MAPLE GERMAN BUTTERCREAM
- In a bowl, whisk together the maple syrup, egg, egg yolk, corn starch, and salt. In a medium saucepan, heat heavy cream, milk, and vanilla to just shy of a simmer. Remove from the heat.
- Using one hand to whisk constantly, pour half of the hot milk mixture into the egg mixture. This helps to temper the eggs and stop them from scrambling. Whisk until incorporated, and then pour the whole lot back into the saucepan.
- Heat the milk and egg mixture over medium heat, whisking constantly, until it begins to bubble. It will thicken quickly. Once it has thickened, cook for one minute, then remove from the heat. Pour into a shallow container or bowl of a stand mixer and press some plastic wrap over the surface to avoid a skin from forming. Refrigerate until cold - at least four hours, preferably overnight. If you need to speed this process up, you can place the pastry cream in a bowl, then place the bowl in an ice bath. Stir frequently.
- Fit your mixer with the whisk attachment, and place the pastry cream in the bowl. Whip the mixture on medium until creamy and lump-free. Begin adding the butter, a few cubes at a time, until fully incorporated. It may look curdled at some point but just keep whipping - it will come together! Once all of the butter has been added and the mixture is homogenous, add in the caramel and whip on high speed until incorporated. Switch to the paddle attachment and mix on low for 2-3 minutes to help remove any air bubbles.

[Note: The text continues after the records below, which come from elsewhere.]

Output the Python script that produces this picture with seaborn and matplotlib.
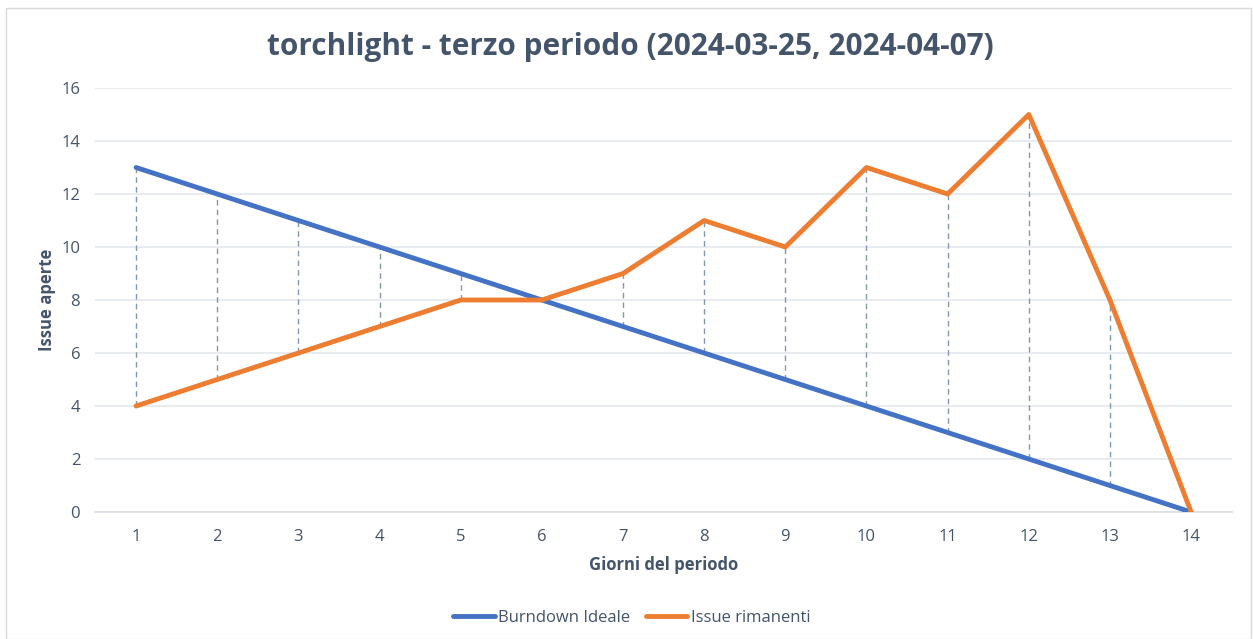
import matplotlib
matplotlib.use('Agg')
from matplotlib import pyplot as plt
from matplotlib.patches import Rectangle
import seaborn as sns
import pandas as pd

giorni = list(range(1, 15))
burndown_ideale = [13, 12, 11, 10, 9, 8, 7, 6, 5, 4, 3, 2, 1, 0]
issue_rimanenti = [4, 5, 6, 7, 8, 8, 9, 11, 10, 13, 12, 15, 8, 0]

dati = pd.DataFrame({
    'giorno': giorni * 2,
    'issue': burndown_ideale + issue_rimanenti,
    'serie': ['Burndown Ideale'] * 14 + ['Issue rimanenti'] * 14,
})

sns.set_style('white')
plt.rcParams['font.family'] = ['Open Sans', 'DejaVu Sans']

testo = '#44546A'
fig = plt.figure(figsize=(12.53, 6.39), dpi=100)
ax = fig.add_axes([0.0762, 0.1987, 0.9068, 0.6636])

# linee verticali tratteggiate tra le due serie
basso = [min(a, b) for a, b in zip(burndown_ideale, issue_rimanenti)]
alto = [max(a, b) for a, b in zip(burndown_ideale, issue_rimanenti)]
ax.vlines(giorni, basso, alto, colors='#8497B0', linestyles=(0, (4, 3)), linewidth=1, zorder=1)

sns.lineplot(data=dati, x='giorno', y='issue', hue='serie', sort=False,
             palette=['#4472C4', '#ED7D31'], linewidth=3.5, ax=ax, zorder=3,
             solid_capstyle='round')

ax.set_xlim(0.5, 14.5)
ax.set_ylim(0, 16)
ax.set_yticks(range(0, 17, 2))
ax.set_xticks(giorni)
ax.set_xticks([g + 0.5 for g in range(0, 15)], minor=True)
ax.yaxis.grid(True, color='#E4E7EC', linewidth=1.2)
ax.set_axisbelow(True)
for lato in ['top', 'right', 'left']:
    ax.spines[lato].set_visible(False)
ax.spines['bottom'].set_color('#D9DEE6')
ax.spines['bottom'].set_linewidth(1.2)
ax.tick_params(axis='x', which='major', length=0, pad=12, labelsize=12, labelcolor=testo)
ax.tick_params(axis='x', which='minor', length=6, color='#D9DEE6', width=1.2)
ax.tick_params(axis='y', length=0, pad=11, labelsize=12, labelcolor=testo)

ax.set_xlabel('Giorni del periodo', fontsize=12, fontweight='bold', color=testo, labelpad=8)
ax.set_ylabel('Issue aperte', fontsize=12, fontweight='bold', color=testo, labelpad=4)
fig.text(0.503, 0.926, 'torchlight - terzo periodo (2024-03-25, 2024-04-07)', fontsize=21.4,
         fontweight='bold', color=testo, ha='center', va='center')

ax.legend(loc='upper center', bbox_to_anchor=(0.472, -0.196), ncol=2, frameon=False,
          fontsize=12, labelcolor=testo, handlelength=2.5, handletextpad=0.2,
          columnspacing=0.9, title=None)

fig.patches.append(Rectangle((6 / 1253, 0.0), 1245 / 1253, 631 / 639, transform=fig.transFigure,
                             fill=False, edgecolor='#D9D9D9', linewidth=1))

fig.savefig('out.png', dpi=100)
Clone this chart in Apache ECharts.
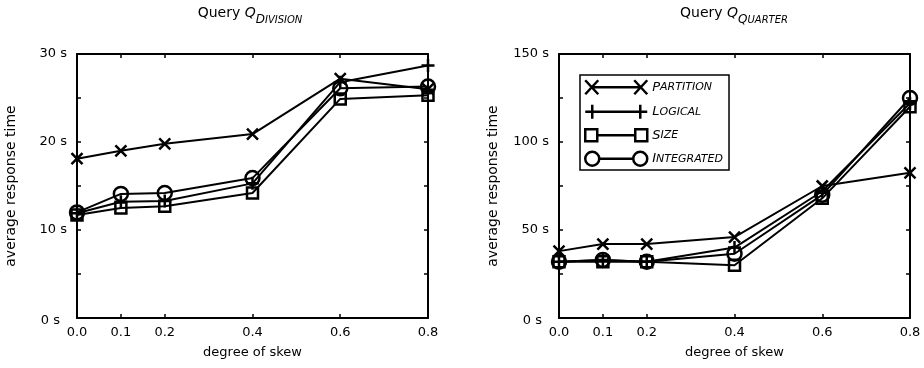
<!DOCTYPE html>
<html>
<head>
<meta charset="utf-8">
<script src="https://cdn.jsdelivr.net/npm/echarts@6/dist/echarts.min.js"></script>
<style>
  html, body { margin: 0; padding: 0; background: #fff; }
  #chart { width: 924px; height: 368px; }
</style>
</head>
<body>
<div id="chart"></div>
<script>
// degree of skew (x positions of the measurements)
const skew = [0.0, 0.1, 0.2, 0.4, 0.6, 0.8];
const seriesNames = ['PARTITION', 'LOGICAL', 'SIZE', 'INTEGRATED'];

// Query Q_DIVISION, average response time in seconds
const divPartition = [18.1, 19.0, 19.8, 20.9, 27.2, 26.0];
const divLogical = [11.9, 13.2, 13.3, 15.3, 26.8, 28.7];
const divSize = [11.7, 12.5, 12.7, 14.2, 24.9, 25.3];
const divIntegrated = [12.0, 14.1, 14.2, 15.9, 26.1, 26.3];

// Query Q_QUARTER, average response time in seconds
const qtrPartition = [38, 42, 42, 46, 75, 82.5];
const qtrLogical = [32, 33, 32, 40, 72, 122];
const qtrSize = [32, 32, 32, 30, 68, 120];
const qtrIntegrated = [32, 33, 32, 36.5, 70, 125];

const FONT = 'DejaVu Sans';

// marker shapes: x, plus, hollow square, hollow circle
const markers = {
  PARTITION: { symbol: 'path://M0,0L10,10M10,0L0,10', size: 11 },
  LOGICAL: { symbol: 'path://M5,0L5,10M0,5L10,5', size: 13 },
  SIZE: { symbol: 'rect', size: 11 },
  INTEGRATED: { symbol: 'circle', size: 14 },
};
// legend icons: marker - line - marker, 62 x 14
const legendIcons = {
  PARTITION: 'path://M0,0L13,14M13,0L0,14M6.5,7L55.5,7M49,0L62,14M62,0L49,14',
  LOGICAL: 'path://M7,0L7,14M0,7L62,7M55,0L55,14',
  SIZE: 'path://M0,1L12,1L12,13L0,13ZM50,1L62,1L62,13L50,13ZM12,7L50,7',
  INTEGRATED: 'path://M0,7A7,7,0,1,1,14,7A7,7,0,1,1,0,7ZM48,7A7,7,0,1,1,62,7A7,7,0,1,1,48,7ZM14,7L48,7',
};

const chart = echarts.init(document.getElementById('chart'));

const xAxis = (gridIndex, position) => ({
  type: 'value',
  gridIndex,
  position,
  min: 0,
  max: 0.8,
  name: position === 'bottom' ? 'degree of skew' : '',
  nameLocation: 'middle',
  nameGap: 28,
  nameTextStyle: { color: '#000', fontSize: 13, fontFamily: FONT },
  axisLine: { onZero: false, lineStyle: { color: '#000', width: 2 } },
  axisTick: { show: true, inside: true, length: 4, customValues: skew, lineStyle: { color: '#000', width: 1.5 } },
  axisLabel: {
    show: position === 'bottom',
    customValues: skew,
    formatter: v => v.toFixed(1),
    margin: 8,
    color: '#000',
    fontSize: 13,
    fontFamily: FONT,
  },
  splitLine: { show: false },
});

const yAxis = (gridIndex, position, max, interval, labelStep) => ({
  type: 'value',
  gridIndex,
  position,
  min: 0,
  max,
  interval,
  name: position === 'left' ? 'average response time' : '',
  nameLocation: 'middle',
  nameGap: 59,
  nameTextStyle: { color: '#000', fontSize: 14, fontFamily: FONT },
  axisLine: { onZero: false, lineStyle: { color: '#000', width: 2 } },
  axisTick: { show: true, inside: true, length: 4, lineStyle: { color: '#000', width: 1.5 } },
  axisLabel: {
    show: position === 'left',
    margin: 10,
    color: '#000',
    fontSize: 13,
    fontFamily: FONT,
    formatter: v => (v % labelStep !== 0 ? '' : v === 0 ? '{z|0 s}' : v + ' s'),
    rich: { z: { fontSize: 13, fontFamily: FONT, color: '#000', padding: [5, 7, 0, 0] } },
  },
  splitLine: { show: false },
});

const makeSeries = (name, values, axisIndex) => ({
  name,
  type: 'line',
  xAxisIndex: axisIndex,
  yAxisIndex: axisIndex,
  data: skew.map((x, i) => [x, values[i]]),
  symbol: markers[name].symbol,
  symbolSize: markers[name].size,
  lineStyle: { color: '#000', width: 2 },
  itemStyle: { color: 'rgba(0,0,0,0)', borderColor: '#000', borderWidth: 2.5 },
  emphasis: { disabled: true },
  animation: false,
});

const titleRich = {
  a: { fontSize: 14, fontFamily: FONT, fontWeight: 'normal', color: '#000' },
  b: { fontSize: 14, fontFamily: FONT, fontWeight: 'normal', fontStyle: 'italic', color: '#000' },
  c: { fontSize: 12, fontFamily: FONT, fontWeight: 'normal', fontStyle: 'italic', color: '#000', padding: [14, 0, 0, 0] },
  d: { fontSize: 10, fontFamily: FONT, fontWeight: 'normal', fontStyle: 'italic', color: '#000', padding: [14, 0, 0, 0] },
};

chart.setOption({
  animation: false,
  title: [
    { text: '{a|Query }{b|Q}{c|D}{d|IVISION}', left: 250, top: 0, padding: 0, textAlign: 'center', textStyle: { fontWeight: 'normal', rich: titleRich } },
    { text: '{a|Query }{b|Q}{c|Q}{d|UARTER}', left: 734, top: 0, padding: 0, textAlign: 'center', textStyle: { fontWeight: 'normal', rich: titleRich } },
  ],
  grid: [
    { left: 77, top: 54, width: 351, height: 264 },
    { left: 559, top: 54, width: 351, height: 264 },
  ],
  legend: {
    left: 580,
    top: 75,
    orient: 'vertical',
    itemWidth: 62,
    itemHeight: 14,
    itemGap: 8,
    padding: [4, 6, 3, 4],
    borderColor: '#000',
    borderWidth: 1.5,
    selectedMode: false,
    data: seriesNames.map(name => ({ name, icon: legendIcons[name] })),
    itemStyle: { color: '#fff', borderColor: '#000', borderWidth: 2.5 },
    formatter: name => `{f|${name[0]}}{r|${name.slice(1)}}`,
    textStyle: {
      rich: {
        f: { fontSize: 13, fontFamily: FONT, fontStyle: 'italic', color: '#000', lineHeight: 14 },
        r: { fontSize: 11, fontFamily: FONT, fontStyle: 'italic', color: '#000', lineHeight: 14 },
      },
    },
  },
  xAxis: [xAxis(0, 'bottom'), xAxis(0, 'top'), xAxis(1, 'bottom'), xAxis(1, 'top')],
  yAxis: [
    yAxis(0, 'left', 30, 5, 10),
    yAxis(0, 'right', 30, 5, 10),
    yAxis(1, 'left', 150, 25, 50),
    yAxis(1, 'right', 150, 25, 50),
  ],
  series: [
    makeSeries('PARTITION', divPartition, 0),
    makeSeries('LOGICAL', divLogical, 0),
    makeSeries('SIZE', divSize, 0),
    makeSeries('INTEGRATED', divIntegrated, 0),
    makeSeries('PARTITION', qtrPartition, 2),
    makeSeries('LOGICAL', qtrLogical, 2),
    makeSeries('SIZE', qtrSize, 2),
    makeSeries('INTEGRATED', qtrIntegrated, 2),
  ],
});
</script>
</body>
</html>
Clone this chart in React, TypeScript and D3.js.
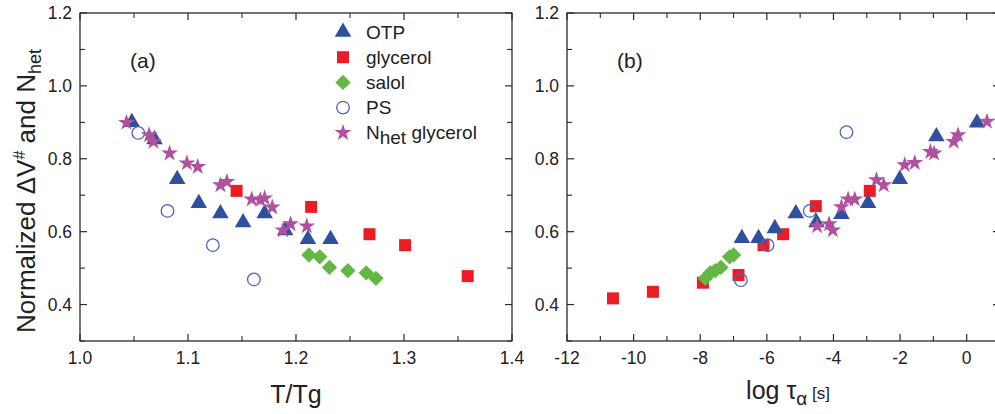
import React from "react";
import * as d3 from "d3";

// panel (a): T/Tg vs normalized value
const otpA = [[1.048, 0.9], [1.069, 0.853], [1.09, 0.744], [1.11, 0.678], [1.13, 0.65], [1.151, 0.625], [1.171, 0.65], [1.19, 0.603], [1.211, 0.579], [1.232, 0.579]];
const glyA = [[1.145, 0.712], [1.214, 0.668], [1.268, 0.593], [1.301, 0.563], [1.359, 0.478]];
const salolA = [[1.212, 0.536], [1.222, 0.531], [1.231, 0.502], [1.248, 0.493], [1.265, 0.487], [1.274, 0.472]];
const psA = [[1.054, 0.871], [1.081, 0.657], [1.123, 0.563], [1.161, 0.469]];
const nhetA = [[1.043, 0.899], [1.064, 0.865], [1.068, 0.847], [1.083, 0.815], [1.099, 0.788], [1.109, 0.778], [1.13, 0.728], [1.136, 0.737], [1.159, 0.689], [1.167, 0.687], [1.171, 0.692], [1.178, 0.667], [1.188, 0.604], [1.195, 0.621], [1.21, 0.615]];

// panel (b): log tau_alpha vs normalized value
const otpB = [[-6.75, 0.582], [-6.25, 0.582], [-5.76, 0.609], [-5.13, 0.65], [-4.51, 0.625], [-3.76, 0.648], [-2.96, 0.678], [-2.01, 0.744], [-0.91, 0.861], [0.31, 0.899]];
const glyB = [[-10.62, 0.417], [-9.42, 0.435], [-7.92, 0.46], [-6.85, 0.481], [-6.1, 0.563], [-5.51, 0.593], [-4.53, 0.67], [-2.91, 0.712]];
const salolB = [[-7.85, 0.472], [-7.7, 0.487], [-7.55, 0.493], [-7.38, 0.502], [-7.12, 0.531], [-7.0, 0.536]];
const psB = [[-3.61, 0.873], [-4.71, 0.657], [-5.98, 0.563], [-6.78, 0.467]];
const nhetB = [[-4.49, 0.615], [-4.13, 0.621], [-4.02, 0.604], [-3.76, 0.668], [-3.56, 0.689], [-3.36, 0.689], [-2.71, 0.742], [-2.49, 0.728], [-1.86, 0.783], [-1.56, 0.789], [-1.09, 0.819], [-0.98, 0.815], [-0.39, 0.847], [-0.26, 0.865], [0.61, 0.902]];

const yTicks = [0.4, 0.6, 0.8, 1.0, 1.2];
const xTicksA = [1.0, 1.1, 1.2, 1.3, 1.4];
const xTicksB = [-12, -10, -8, -6, -4, -2, 0];
const legendNames = ["OTP", "glycerol", "salol", "PS", "Nhet glycerol"];

const FONT = "Liberation Sans, Arial, sans-serif";
const AXIS = "#2a2a2a";
const C = { otp: "#2f4f9f", gly: "#ec1c24", salol: "#63b843", ps: "#4d63c4", nhet: "#b0509f" };

const triPath = d3.symbol(d3.symbolTriangle, 118)()!;
const sqPath = d3.symbol(d3.symbolSquare, 144)()!;
const diaPath = d3.symbol(d3.symbolDiamond2, 150)()!;
const starPath = d3.symbol(d3.symbolStar, 88)()!;

function Marker({ kind, x, y }: { kind: string; x: number; y: number }) {
  const t = `translate(${x},${y})`;
  if (kind === "otp") return <path d={triPath} transform={t} fill={C.otp} />;
  if (kind === "gly") return <path d={sqPath} transform={t} fill={C.gly} />;
  if (kind === "salol") return <path d={diaPath} transform={t} fill={C.salol} />;
  if (kind === "ps") return <circle cx={x} cy={y} r={6.3} fill="none" stroke={C.ps} strokeWidth={1.3} />;
  return <path d={starPath} transform={t} fill={C.nhet} />;
}

function Panel({ x0, x1, domain, ticks, minor, fmt, series, label }: any) {
  const top = 13, bottom = 341;
  const x = d3.scaleLinear().domain(domain).range([x0, x1]);
  const y = d3.scaleLinear().domain([0.3, 1.2]).range([bottom, top]);
  const yMinor = [0.3, 0.5, 0.7, 0.9, 1.1];
  return (
    <g fontFamily={FONT}>
      {series.map(([kind, pts]: any) => (
        <g key={kind}>
          {pts.map((p: number[], i: number) => (
            <Marker key={i} kind={kind} x={x(p[0])} y={y(p[1])} />
          ))}
        </g>
      ))}
      <rect x={x0} y={top} width={x1 - x0} height={bottom - top} fill="none" stroke={AXIS} strokeWidth={1.3} />
      {ticks.map((t: number) => (
        <g key={t}>
          <line x1={x(t)} x2={x(t)} y1={bottom} y2={bottom - 7} stroke={AXIS} strokeWidth={1.2} />
          <line x1={x(t)} x2={x(t)} y1={top} y2={top + 7} stroke={AXIS} strokeWidth={1.2} />
          <text x={x(t)} y={364} textAnchor="middle" fontSize={17.5} fill="#222">{fmt(t)}</text>
        </g>
      ))}
      {minor.map((t: number) => (
        <g key={t}>
          <line x1={x(t)} x2={x(t)} y1={bottom} y2={bottom - 5} stroke={AXIS} strokeWidth={1.1} />
          <line x1={x(t)} x2={x(t)} y1={top} y2={top + 5} stroke={AXIS} strokeWidth={1.1} />
        </g>
      ))}
      {yTicks.map((t) => (
        <g key={t}>
          <line x1={x0} x2={x0 + 7} y1={y(t)} y2={y(t)} stroke={AXIS} strokeWidth={1.2} />
          <line x1={x1} x2={x1 - 7} y1={y(t)} y2={y(t)} stroke={AXIS} strokeWidth={1.2} />
          <text x={x0 - 8} y={y(t) + 6} textAnchor="end" fontSize={17.5} fill="#222">{t.toFixed(1)}</text>
        </g>
      ))}
      {yMinor.map((t) => (
        <g key={t}>
          <line x1={x0} x2={x0 + 5} y1={y(t)} y2={y(t)} stroke={AXIS} strokeWidth={1.1} />
          <line x1={x1} x2={x1 - 5} y1={y(t)} y2={y(t)} stroke={AXIS} strokeWidth={1.1} />
        </g>
      ))}
      <text x={x0 + 50} y={68} fontSize={21} fill="#222">{label}</text>
    </g>
  );
}

export default function App() {
  const legendKinds = ["otp", "gly", "salol", "ps", "nhet"];
  return (
    <svg width={995} height={414} style={{ position: "absolute", left: 0, top: 0, background: "#fff" }}>
      <Panel x0={80} x1={512} domain={[1.0, 1.4]} ticks={xTicksA} minor={[1.05, 1.15, 1.25, 1.35]}
        fmt={(t: number) => t.toFixed(1)} label="(a)"
        series={[["gly", glyA], ["salol", salolA], ["otp", otpA], ["ps", psA], ["nhet", nhetA]]} />
      <Panel x0={567} x1={1000} domain={[-12, 1]} ticks={xTicksB} minor={[-11, -9, -7, -5, -3, -1]}
        fmt={(t: number) => String(t)} label="(b)"
        series={[["gly", glyB], ["salol", salolB], ["otp", otpB], ["ps", psB], ["nhet", nhetB]]} />

      <g fontFamily={FONT} fill="#222">
        {legendNames.map((n, i) => (
          <g key={n} transform={`translate(0,${32 + i * 25.2})`}>
            <Marker kind={legendKinds[i]} x={343} y={0} />
            {n === "Nhet glycerol" ? (
              <text x={366} y={6.5} fontSize={19}>N<tspan dy={5}>het</tspan><tspan dy={-5}> glycerol</tspan></text>
            ) : (
              <text x={366} y={6.5} fontSize={19}>{n}</text>
            )}
          </g>
        ))}
        <text x={296} y={403} textAnchor="middle" fontSize={25}>T/Tg</text>
        <text x={788} y={399} textAnchor="middle" fontSize={25}>
          log τ<tspan fontSize={19} dy={6}>α</tspan><tspan dy={-6} fontSize={17}> [s]</tspan>
        </text>
        <text transform="translate(35,191) rotate(-90)" textAnchor="middle" fontSize={26}>
          Normalized ΔV<tspan fontSize={16} dy={-10}>#</tspan><tspan dy={10}> and N</tspan><tspan fontSize={18} dy={6}>het</tspan>
        </text>
      </g>
    </svg>
  );
}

- Level off the cake layers. Transfer some of the buttercream to a piping bag fitted with a medium round tip - this will be used to make a buttercream dam to hold in the spiced apple filling.
- Secure one of the layers of cake to a cake turntable or cake stand using a little buttercream. Add about ⅓ cup of buttercream onto the first layer of cake, and smooth using an offset spatula. Create a buttercream dam using the buttercream in the piping bag by piping a ring of frosting around the outside edge of the first layer. Fill in the ring with spiced apple filling - strain the filling with your spoon, leaving the liquid behind. Place the second layer of cake onto the first, pressing very lightly to secure, and sealing the joins with a thin layer of buttercream. Repeat the layering process - add a ⅓ cup of buttercream, make a dam, fill with apple filling, then top with the third layer of cake - I like to put this one upside down to ensure that the top of the cake is flat. Return the rest of the buttercream in the piping bag to the bowl with the buttercream.
- Coat the outside of the cake with a layer of buttercream using an offset spatula, then, using a cake scraper, smooth off the sides, exposing some of the cake for a semi naked finish, or covering the whole cake for a more solid finish (if you do this, I recommend crumb coating the cake, chilling briefly, then adding on another layer of buttercream). Smooth off the top edge of the cake using an offset spatula, wiping between strokes.
- Add a caramel drip to the top edge of the cake if desired (see notes about caramel consistency). Transfer some of the remaining buttercream into a piping bag fitted with a French star tip such as an ateco #865. Pipe blobs of buttercream on the top of the cake.
- Chill the cake until ready to serve. Remove from the fridge about an hour before serving to bring to room temperature.
- Store leftovers in an airtight container in the fridge.